Write out the material again word for word, dropping any images it holds.

> _Given information_:
===

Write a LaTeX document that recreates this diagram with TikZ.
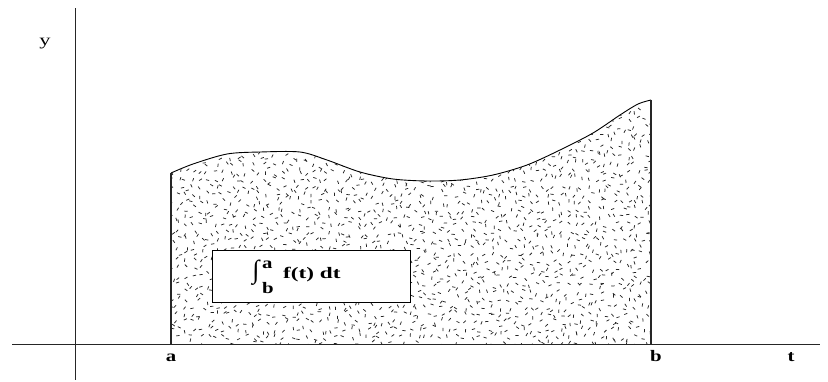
\documentclass[tikz,border=0pt]{standalone}
\usepackage{fontspec}
\usepackage{graphicx}
\setmainfont{Liberation Serif}
\begin{document}
\begin{tikzpicture}[x=1pt,y=-1pt,
  axis/.style={line width=0.8pt,black!85},
  edge/.style={line width=1.3pt,black!85},
  lbl/.style={font=\fontsize{16}{18}\selectfont\bfseries,inner sep=0pt},
  dot/.style={line width=0.75pt,black!85}]
\useasboundingbox (0,0) rectangle (828,381);
\begin{scope}
  \clip (171,344) -- plot[smooth,tension=0.5] coordinates {(171,173) (193,164) (227,154) (260,152) (300,152) (327,160) (360,172) (393,179) (427,181) (460,180) (493,175) (527,165) (560,150) (593,133) (620,115) (638,104) (651,100)} -- (651,344) -- cycle;
  \pgfmathsetseed{4711}
  \foreach \gx in {168,175.5,...,652}{
    \foreach \gy in {94,101.5,...,345}{
      \pgfmathsetmacro\px{\gx+6*rnd}
      \pgfmathsetmacro\py{\gy+6*rnd}
      \pgfmathsetmacro\an{360*rnd}
      \draw[dot] (\px,\py) -- ++(\an:3.3);
    }
  }
\end{scope}
\draw[line width=0.9pt] plot[smooth,tension=0.5] coordinates {(171,173) (193,164) (227,154) (260,152) (300,152) (327,160) (360,172) (393,179) (427,181) (460,180) (493,175) (527,165) (560,150) (593,133) (620,115) (638,104) (651,100)};
% axes
\coordinate (xs) at (12,344);
\coordinate (xe) at (820,344);
\coordinate (ys) at (75,8);
\coordinate (ye) at (75,380);
\draw[axis] (xs) -- (xe);
\draw[axis] (ys) -- (ye);
\coordinate (la) at (171,344);
\coordinate (lat) at (171,173);
\coordinate (rb) at (651,344);
\coordinate (rbt) at (651,100);
\draw[edge] (la) -- (lat);
\draw[edge] (rb) -- (rbt);
% box
\node[draw,line width=0.8pt,fill=white,minimum width=198pt,minimum height=52pt,inner sep=0pt] (box) at (311,276) {};
\node[inner sep=0pt,font=\fontsize{26}{26}\selectfont] (int) at (256,273) {∫};
\node[lbl,anchor=base west] (supA) at (262,268) {\scalebox{1.3}[1]{a}};
\node[lbl,anchor=base west] (subB) at (262,293) {\scalebox{1.3}[1]{b}};
\node[lbl,anchor=base west] (ft) at (283,278) {\scalebox{1.45}[1]{f(t) dt}};
% labels
\node[font=\fontsize{16}{18}\selectfont,inner sep=0pt,anchor=base] (ly) at (45,45) {\scalebox{1.4}[1]{y}};
\node[lbl,anchor=base] (lA) at (171,361) {\scalebox{1.3}[1]{a}};
\node[lbl,anchor=base] (lB) at (656,361) {\scalebox{1.3}[1]{b}};
\node[lbl,anchor=base] (lT) at (791,361) {\scalebox{1.3}[1]{t}};
\end{tikzpicture}
\end{document}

===

> _Response to this task_:
Write a LaTeX document that recreates this diagram with TikZ.
\documentclass[tikz,border=0pt]{standalone}
\usepackage{fontspec}
\usepackage{graphicx}
\setmainfont{Liberation Serif}
\begin{document}
\begin{tikzpicture}[x=1pt,y=-1pt,
  axis/.style={line width=0.8pt,black!85},
  edge/.style={line width=1.3pt,black!85},
  lbl/.style={font=\fontsize{16}{18}\selectfont\bfseries,inner sep=0pt},
  dot/.style={line width=0.75pt,black!85}]
\useasboundingbox (0,0) rectangle (828,381);
\begin{scope}
  \clip (171,344) -- plot[smooth,tension=0.5] coordinates {(171,173) (193,164) (227,154) (260,152) (300,152) (327,160) (360,172) (393,179) (427,181) (460,180) (493,175) (527,165) (560,150) (593,133) (620,115) (638,104) (651,100)} -- (651,344) -- cycle;
  \pgfmathsetseed{4711}
  \foreach \gx in {168,175.5,...,652}{
    \foreach \gy in {94,101.5,...,345}{
      \pgfmathsetmacro\px{\gx+6*rnd}
      \pgfmathsetmacro\py{\gy+6*rnd}
      \pgfmathsetmacro\an{360*rnd}
      \draw[dot] (\px,\py) -- ++(\an:3.3);
    }
  }
\end{scope}
\draw[line width=0.9pt] plot[smooth,tension=0.5] coordinates {(171,173) (193,164) (227,154) (260,152) (300,152) (327,160) (360,172) (393,179) (427,181) (460,180) (493,175) (527,165) (560,150) (593,133) (620,115) (638,104) (651,100)};
% axes
\coordinate (xs) at (12,344);
\coordinate (xe) at (820,344);
\coordinate (ys) at (75,8);
\coordinate (ye) at (75,380);
\draw[axis] (xs) -- (xe);
\draw[axis] (ys) -- (ye);
\coordinate (la) at (171,344);
\coordinate (lat) at (171,173);
\coordinate (rb) at (651,344);
\coordinate (rbt) at (651,100);
\draw[edge] (la) -- (lat);
\draw[edge] (rb) -- (rbt);
% box
\node[draw,line width=0.8pt,fill=white,minimum width=198pt,minimum height=52pt,inner sep=0pt] (box) at (311,276) {};
\node[inner sep=0pt,font=\fontsize{26}{26}\selectfont] (int) at (256,273) {∫};
\node[lbl,anchor=base west] (supA) at (262,268) {\scalebox{1.3}[1]{a}};
\node[lbl,anchor=base west] (subB) at (262,293) {\scalebox{1.3}[1]{b}};
\node[lbl,anchor=base west] (ft) at (283,278) {\scalebox{1.45}[1]{f(t) dt}};
% labels
\node[font=\fontsize{16}{18}\selectfont,inner sep=0pt,anchor=base] (ly) at (45,45) {\scalebox{1.4}[1]{y}};
\node[lbl,anchor=base] (lA) at (171,361) {\scalebox{1.3}[1]{a}};
\node[lbl,anchor=base] (lB) at (656,361) {\scalebox{1.3}[1]{b}};
\node[lbl,anchor=base] (lT) at (791,361) {\scalebox{1.3}[1]{t}};
\end{tikzpicture}
\end{document}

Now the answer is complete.